Carroll oversees a team with the fourth-youngest roster for a Super Bowl champion, with an average age of 26 years, 175 days, according to STATS. The youngest champs ever were the Pittsburgh Steelers who won the 1975 Super Bowl, and they collected a second consecutive title the next year.
Seattle quarterback Russell Wilson just wrapped up his second season in the league, as did Jermaine Kearse, the receiver who caught one of the QB's two touchdown passes Sunday night. Doug Baldwin, who caught the other, is only three years into his pro career, as are star cornerback Richard Sherman and Smith, who at 24 is the fourth-youngest player to be the Super Bowl MVP.
"We've seen the effort that it takes to get to this point, and, obviously, we'll try to replicate that and do it again," Smith said. "We're looking forward to the next challenges and guys having a target on their back and people trying to come after us."
Smith became the third linebacker to earn Super Bowl MVP honors, thanks to a 69-yard touchdown return off an interception of regular-season MVP Manning in the first half and a fumble recovery in the second half.

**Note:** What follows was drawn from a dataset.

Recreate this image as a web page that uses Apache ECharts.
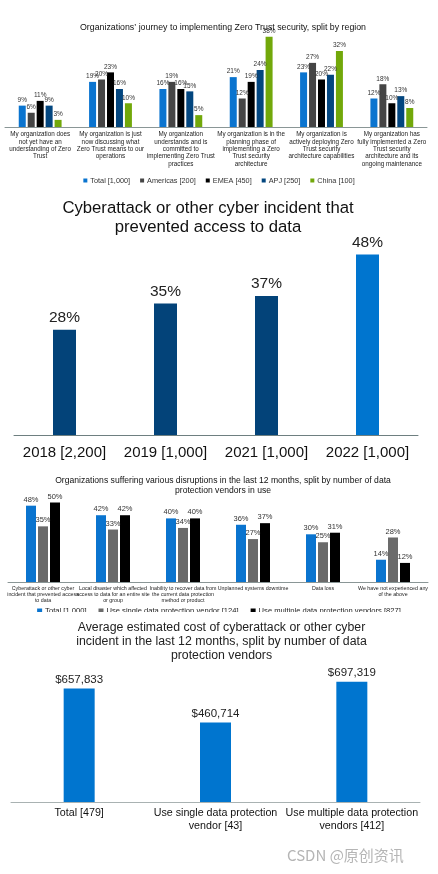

He said that during the game, some of his teammates were telling him, "You might be the MVP."
"And I was like, 'No way. No way. Not me.'"
Carroll said general manager John Schneider has positioned the Seahawks to be able to avoid the problems such as mass free-agent departures that can make it hard to repeat as NFL champions. Since Denver repeated in the 1999 game, only one team has won two Super Bowls in a row: the New England Patriots, in 2004-05.